- Starting pitcher
- Born: 1954 (age 71–72)
- Bats: RightThrows: Right

Career highlights and awards
- College World Series Most Outstanding Player (1974);

Medals
Men's baseball
Representing United States
Amateur World Series
| Gold medal – first place | 1974 St. Petersburg | Team |

= George Milke =

George E. Milke (born 1954) is a former baseball pitcher. He won the 1974 College World Series Most Outstanding Player award while a sophomore at University of Southern California. He is one of seven players from USC to win that award. The others are Bill Thom, Bud Hollowell, Bill Seinsoth, Russ McQueen, Rod Boxberger and Wes Rachels.

Prior to playing collegiately, he attended Marian Catholic High School in San Diego, California.

In 1973 and 1974, he played for the Alaska Goldpanners of the Alaska Baseball League.

Following his college career, he played professionally from 1975 to 1979, although he never reached the big leagues.
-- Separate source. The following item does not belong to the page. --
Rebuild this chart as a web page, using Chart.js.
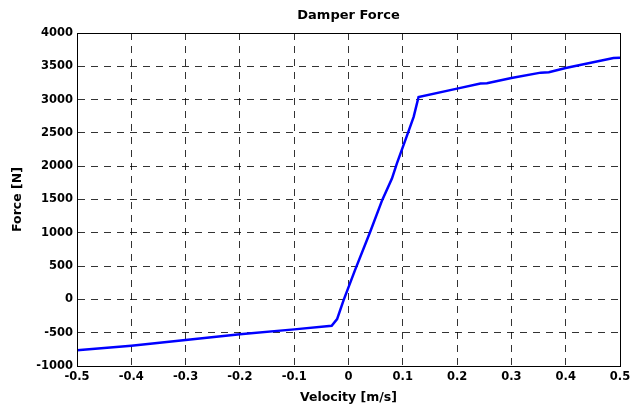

He was first drafted by the California Angels in the sixth round of the 1972 draft, but he chose not to sign. When he was drafted by the New York Mets in the third round of the 1975 draft, he did sign.

In his first professional season, 1975, he played for the Visalia Mets, going 8-3 with a 3.71 ERA in 17 games. From 1976 to 1978 he played for the Jackson Mets, going 4-7 with a 4.14 ERA in 1976, 7-11 with a 3.21 ERA in 1977, and 0-1 with a 3.60 ERA in 1978. He played his final professional season in 1979 with the Bakersfield Outlaws, going 2-4 with a 6.16 ERA.